Instructions to follow: Omit every picture, and retype the lines that run from the beginning of the data below through the line containing "serif = dict(family='DejaVu", inclusive.
^^^^^^^^^^^^^^^^
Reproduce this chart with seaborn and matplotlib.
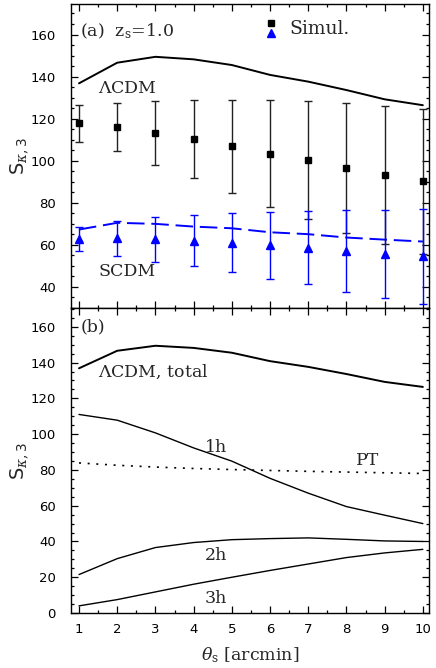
import matplotlib
matplotlib.use('Agg')
import matplotlib.pyplot as plt
import seaborn as sns
from matplotlib.legend_handler import HandlerBase
from matplotlib.lines import Line2D
from matplotlib.ticker import MultipleLocator

# Values
theta = [1, 2, 3, 4, 5, 6, 7, 8, 9, 10]

# panel (a): halo model predictions
lcdm_model = [136.8, 146.6, 149.4, 148.2, 145.5, 140.8, 137.6, 133.6, 129.2, 126.4]
scdm_model = [67.3, 70.5, 70.0, 68.7, 67.9, 66.0, 65.1, 63.5, 62.5, 61.6]

# panel (a): simulation measurements
sim_lcdm = [117.8, 116.1, 113.1, 110.2, 106.9, 103.3, 100.3, 96.5, 93.3, 90.3]
sim_lcdm_err = [8.7, 11.5, 15.3, 18.6, 22.0, 25.5, 28.0, 30.8, 32.8, 34.5]
sim_scdm = [62.8, 63.2, 62.6, 62.0, 61.1, 59.8, 58.7, 57.1, 55.8, 54.5]
sim_scdm_err = [5.9, 8.3, 10.6, 12.2, 14.0, 15.8, 17.4, 19.4, 21.0, 22.6]

# panel (b): LCDM decomposition
lcdm_total = lcdm_model
one_halo = [111.0, 107.8, 100.7, 92.3, 84.9, 75.3, 67.0, 59.5, 54.7, 50.0]
two_halo = [21.5, 30.4, 36.6, 39.4, 41.0, 41.6, 42.0, 41.2, 40.3, 40.0]
three_halo = [4.0, 7.5, 11.8, 16.1, 20.0, 23.8, 27.4, 31.0, 33.6, 35.6]
pert_theory = [83.9, 82.6, 81.6, 80.8, 80.2, 79.7, 79.2, 78.8, 78.4, 78.0]

sns.set_style('ticks')
plt.rcParams['font.family'] = ['DejaVu Sans']
plt.rcParams.update({
    'mathtext.fontset': 'dejavuserif',
    'xtick.direction': 'in', 'ytick.direction': 'in',
    'xtick.top': True, 'ytick.right': True,
    'xtick.major.size': 5, 'ytick.major.size': 5,
    'xtick.minor.size': 2.5, 'ytick.minor.size': 2.5,
    'xtick.major.width': 0.9, 'ytick.major.width': 0.9,
    'xtick.minor.width': 0.9, 'ytick.minor.width': 0.9,
    'axes.linewidth': 1.0,
    'xtick.labelsize': 9.5, 'ytick.labelsize': 9.5,
    'xtick.color': 'k', 'ytick.color': 'k', 'axes.edgecolor': 'k',
})
serif = dict(family='DejaVu Serif', fontsize=12.5)


class StackedMarkers(HandlerBase):
    # square above triangle, as in the original legend
    def create_artists(self, legend, orig_handle, xdescent, ydescent,
                       width, height, fontsize, trans):
        cx = 0.5 * width - xdescent
        cy = 0.5 * height - ydescent
        sq = Line2D([cx], [cy + 2.6], marker='s', ms=4.0, color='k', ls='none', transform=trans)
        tri = Line2D([cx], [cy - 4.2], marker='^', ms=5.5, color='b', ls='none', transform=trans)
        return [sq, tri]


fig = plt.figure(figsize=(4.36, 6.68), dpi=100)
ax1 = fig.add_axes([0.1628, 0.5389, 0.8211, 0.4551])
ax2 = fig.add_axes([0.1628, 0.0823, 0.8211, 0.4566])

# ---- panel (a)
sns.lineplot(x=theta, y=lcdm_model, ax=ax1, color='k', lw=1.4)
sns.lineplot(x=theta, y=scdm_model, ax=ax1, color='b', lw=1.4, linestyle=(0, (9, 3.5)))
ax1.errorbar(theta, sim_lcdm, yerr=sim_lcdm_err, fmt='s', color='k', ecolor='#222222',
             ms=4.2, capsize=3, elinewidth=1, capthick=1)
ax1.errorbar(theta, sim_scdm, yerr=sim_scdm_err, fmt='^', color='b', ecolor='b',
             ms=6.0, capsize=3, elinewidth=1, capthick=1)

ax1.text(1.03, 161.4, r'(a)  z$_{\rm s}$=1.0', va='center', ha='left', **serif)
ax1.text(1.5, 134.5, r'$\Lambda$CDM', va='center', ha='left', **serif)
ax1.text(1.5, 47.5, 'SCDM', va='center', ha='left', **serif)

ax1.legend(handles=[(Line2D([], []), Line2D([], []))], labels=['Simul.'],
           handler_map={tuple: StackedMarkers()}, loc='center left',
           bbox_to_anchor=(5.78, 162.8), bbox_transform=ax1.transData,
           frameon=False, borderpad=0, borderaxespad=0, handlelength=1.0,
           handletextpad=0.5, prop=dict(family='DejaVu Serif', size=13.5))

ax1.set_ylim(30, 174.5)
ax1.set_yticks([40, 60, 80, 100, 120, 140, 160])
ax1.tick_params(axis='x', labelbottom=False)

# ---- panel (b)
sns.lineplot(x=theta, y=lcdm_total, ax=ax2, color='k', lw=1.4)
sns.lineplot(x=theta, y=one_halo, ax=ax2, color='k', lw=1.0)
sns.lineplot(x=theta, y=two_halo, ax=ax2, color='k', lw=1.0)
sns.lineplot(x=theta, y=three_halo, ax=ax2, color='k', lw=1.0)
sns.lineplot(x=theta, y=pert_theory, ax=ax2, color='k', lw=1.2, linestyle=(0, (1.2, 4)))

ax2.text(1.03, 159.8, '(b)', va='center', ha='left', **serif)
ax2.text(1.5, 134.6, r'$\Lambda$CDM, total', va='center', ha='left', **serif)
ax2.text(4.3, 92.7, '1h', va='center', ha='left', **serif)
ax2.text(8.25, 85.4, 'PT', va='center', ha='left', **serif)
ax2.text(4.3, 32.3, '2h', va='center', ha='left', **serif)
ax2.text(4.3, 8.2, '3h', va='center', ha='left', **serif)

ax2.set_ylim(0, 170.5)
ax2.set_yticks([0, 20, 40, 60, 80, 100, 120, 140, 160])
ax2.set_xlabel(r'$\theta_{\rm s}$ [arcmin]', **serif)
ax2.xaxis.set_label_coords(0.5, -0.105)
ax2.xaxis.label.set_va('top')

for ax in (ax1, ax2):
    ax.set_xlim(0.79, 10.16)
    ax.xaxis.set_major_locator(MultipleLocator(1))
    ax.xaxis.set_minor_locator(MultipleLocator(0.5))
    ax.yaxis.set_minor_locator(MultipleLocator(5))
    ax.tick_params(axis='y', which='major', pad=11)
    ax.tick_params(axis='x', which='major', pad=7)
    ax.tick_params(which='both', top=True, right=True)
    ax.set_ylabel(r'S$_{\kappa,\mathsf{3}}$', fontsize=14, family='DejaVu Sans')
    ax.yaxis.set_label_coords(-0.112, 0.5)

fig.savefig('out.png', dpi=100)
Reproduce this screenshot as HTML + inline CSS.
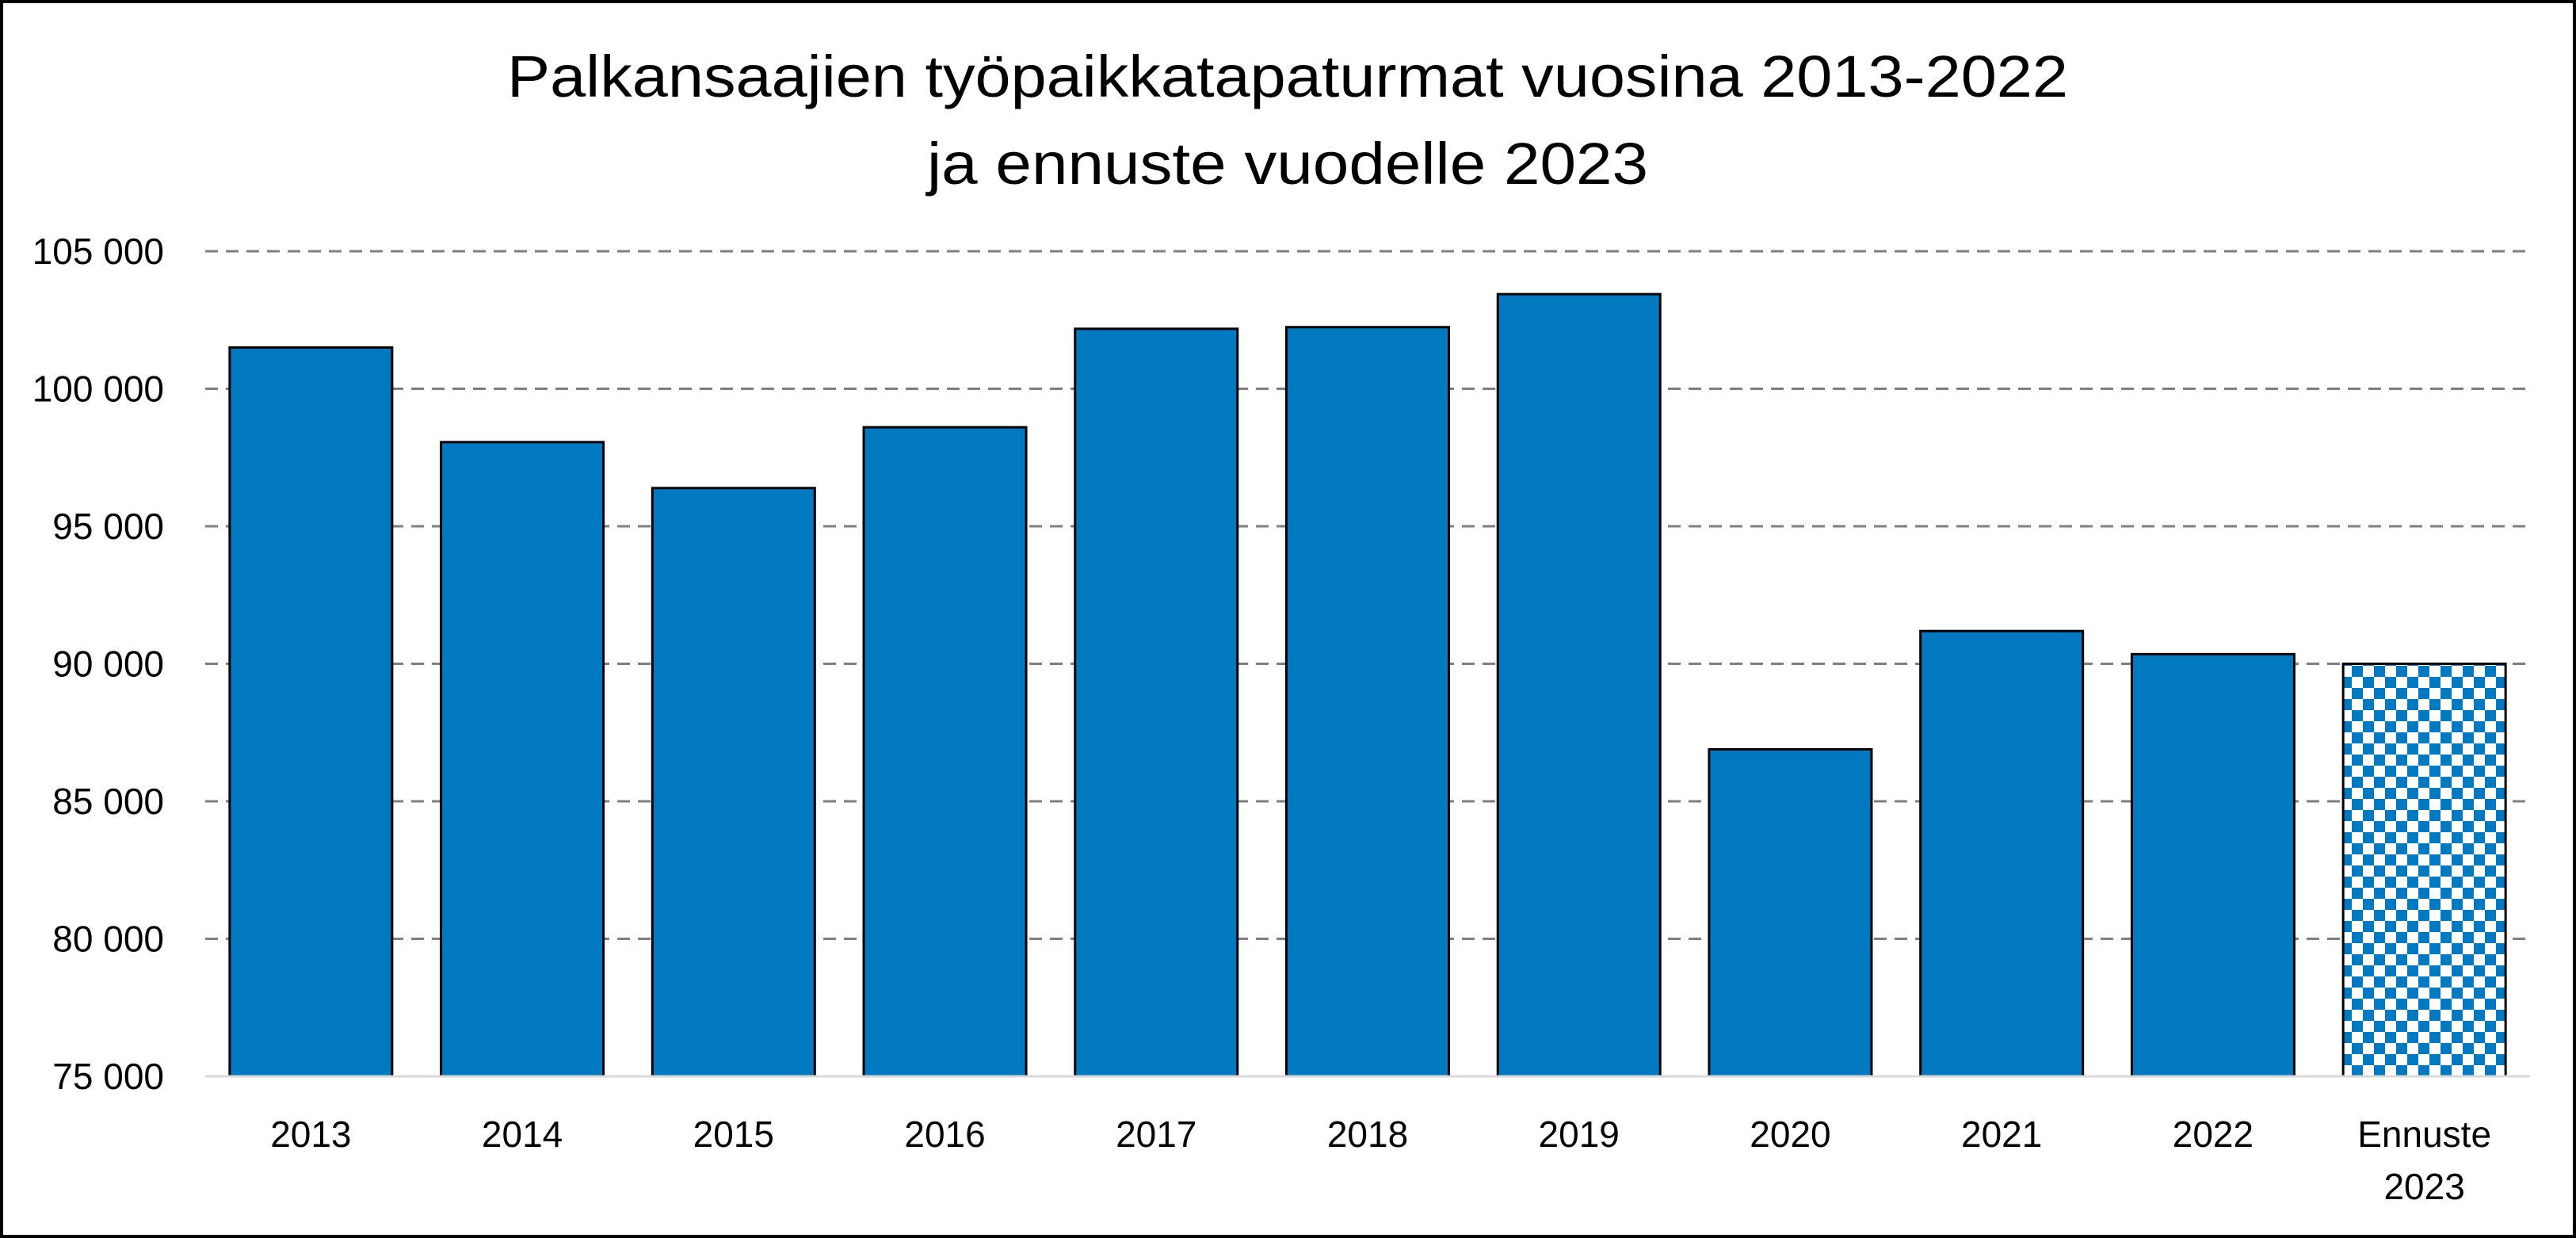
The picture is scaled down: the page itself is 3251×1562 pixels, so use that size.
<!DOCTYPE html>
<html><head><meta charset="utf-8"><style>
html,body{margin:0;padding:0;background:#fff;}
svg{display:block;font-family:"Liberation Sans",sans-serif;}
</style></head><body>
<svg id="chart" width="3251" height="1562" viewBox="0 0 3251 1562" xmlns="http://www.w3.org/2000/svg">
<defs>
<pattern id="checker" width="28" height="28" patternUnits="userSpaceOnUse">
<rect width="28" height="28" fill="#fff"/>
<rect width="14" height="14" fill="#0079c1"/>
<rect x="14" y="14" width="14" height="14" fill="#0079c1"/>
</pattern>
</defs>
<rect x="2" y="2" width="3247" height="1558" fill="#fff" stroke="#000" stroke-width="4"/>
<g font-size="74" text-anchor="middle" fill="#000">
<text x="1625" y="122" textLength="1970" lengthAdjust="spacingAndGlyphs">Palkansaajien työpaikkatapaturmat vuosina 2013-2022</text>
<text x="1625" y="232" textLength="910" lengthAdjust="spacingAndGlyphs">ja ennuste vuodelle 2023</text>
</g>
<g id="grid"></g>
<g id="bars"></g>
<g id="ylabels"></g>
<g id="xlabels"></g>
</svg>
<script>
const categories = ["2013","2014","2015","2016","2017","2018","2019","2020","2021","2022","Ennuste|2023"];
const values = [101500,98060,96390,98600,102180,102240,103440,86890,91190,90350,90000];
const forecast = [false,false,false,false,false,false,false,false,false,false,true];
const yTicks = [75000,80000,85000,90000,95000,100000,105000];
const yTickLabels = ["75 000","80 000","85 000","90 000","95 000","100 000","105 000"];

const NS="http://www.w3.org/2000/svg";
const left=259, right=3193, yMin=75000, yMax=105000, yBottom=1358, yTop=317;
const y = v => yBottom - (v-yMin)/(yMax-yMin)*(yBottom-yTop);
const band=(right-left)/categories.length;
const xc = i => left + band*(i+0.5);
const bw = 205;
function mk(tag, attrs, parent){const e=document.createElementNS(NS,tag);for(const k in attrs)e.setAttribute(k,attrs[k]);parent.appendChild(e);return e;}
const grid=document.getElementById('grid'), bars=document.getElementById('bars'), yl=document.getElementById('ylabels'), xl=document.getElementById('xlabels');
yTicks.forEach((t,i)=>{
  if(t!==yMin){
    const l=mk('line',{x1:left,x2:right,y1:y(t),y2:y(t),stroke:'#7f7f7f','stroke-width':3,'stroke-dasharray':'16 10'},grid);
    
    
  }
  const tx=mk('text',{x:207,y:y(t)+16,'font-size':46,'text-anchor':'end',fill:'#000'},yl);
  tx.textContent=yTickLabels[i];
  
  
});
values.forEach((v,i)=>{
  const r=mk('rect',{x:xc(i)-bw/2,y:y(v),width:bw,height:yBottom-y(v),fill:forecast[i]?'url(#checker)':'#0079c1',stroke:'#000','stroke-width':3},bars);
  
  
  const lines=categories[i].split('|');
  lines.forEach((s,j)=>{
    const t=mk('text',{x:xc(i),y:1447+j*66,'font-size':46,'text-anchor':'middle',fill:'#000'},xl);
    t.textContent=s;
    
    
  });
});
const ax=mk('line',{x1:left,x2:right,y1:yBottom,y2:yBottom,stroke:'#d9d9d9','stroke-width':3},document.getElementById('chart'));


</script>
</body></html>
^^^^^^^^^^^^^^^^
Exercise result:
Reproduce this chart with seaborn and matplotlib.
import matplotlib
matplotlib.use('Agg')
import matplotlib.pyplot as plt
import seaborn as sns
from matplotlib.legend_handler import HandlerBase
from matplotlib.lines import Line2D
from matplotlib.ticker import MultipleLocator

# Values
theta = [1, 2, 3, 4, 5, 6, 7, 8, 9, 10]

# panel (a): halo model predictions
lcdm_model = [136.8, 146.6, 149.4, 148.2, 145.5, 140.8, 137.6, 133.6, 129.2, 126.4]
scdm_model = [67.3, 70.5, 70.0, 68.7, 67.9, 66.0, 65.1, 63.5, 62.5, 61.6]

# panel (a): simulation measurements
sim_lcdm = [117.8, 116.1, 113.1, 110.2, 106.9, 103.3, 100.3, 96.5, 93.3, 90.3]
sim_lcdm_err = [8.7, 11.5, 15.3, 18.6, 22.0, 25.5, 28.0, 30.8, 32.8, 34.5]
sim_scdm = [62.8, 63.2, 62.6, 62.0, 61.1, 59.8, 58.7, 57.1, 55.8, 54.5]
sim_scdm_err = [5.9, 8.3, 10.6, 12.2, 14.0, 15.8, 17.4, 19.4, 21.0, 22.6]

# panel (b): LCDM decomposition
lcdm_total = lcdm_model
one_halo = [111.0, 107.8, 100.7, 92.3, 84.9, 75.3, 67.0, 59.5, 54.7, 50.0]
two_halo = [21.5, 30.4, 36.6, 39.4, 41.0, 41.6, 42.0, 41.2, 40.3, 40.0]
three_halo = [4.0, 7.5, 11.8, 16.1, 20.0, 23.8, 27.4, 31.0, 33.6, 35.6]
pert_theory = [83.9, 82.6, 81.6, 80.8, 80.2, 79.7, 79.2, 78.8, 78.4, 78.0]

sns.set_style('ticks')
plt.rcParams['font.family'] = ['DejaVu Sans']
plt.rcParams.update({
    'mathtext.fontset': 'dejavuserif',
    'xtick.direction': 'in', 'ytick.direction': 'in',
    'xtick.top': True, 'ytick.right': True,
    'xtick.major.size': 5, 'ytick.major.size': 5,
    'xtick.minor.size': 2.5, 'ytick.minor.size': 2.5,
    'xtick.major.width': 0.9, 'ytick.major.width': 0.9,
    'xtick.minor.width': 0.9, 'ytick.minor.width': 0.9,
    'axes.linewidth': 1.0,
    'xtick.labelsize': 9.5, 'ytick.labelsize': 9.5,
    'xtick.color': 'k', 'ytick.color': 'k', 'axes.edgecolor': 'k',
})
serif = dict(family='DejaVu Serif', fontsize=12.5)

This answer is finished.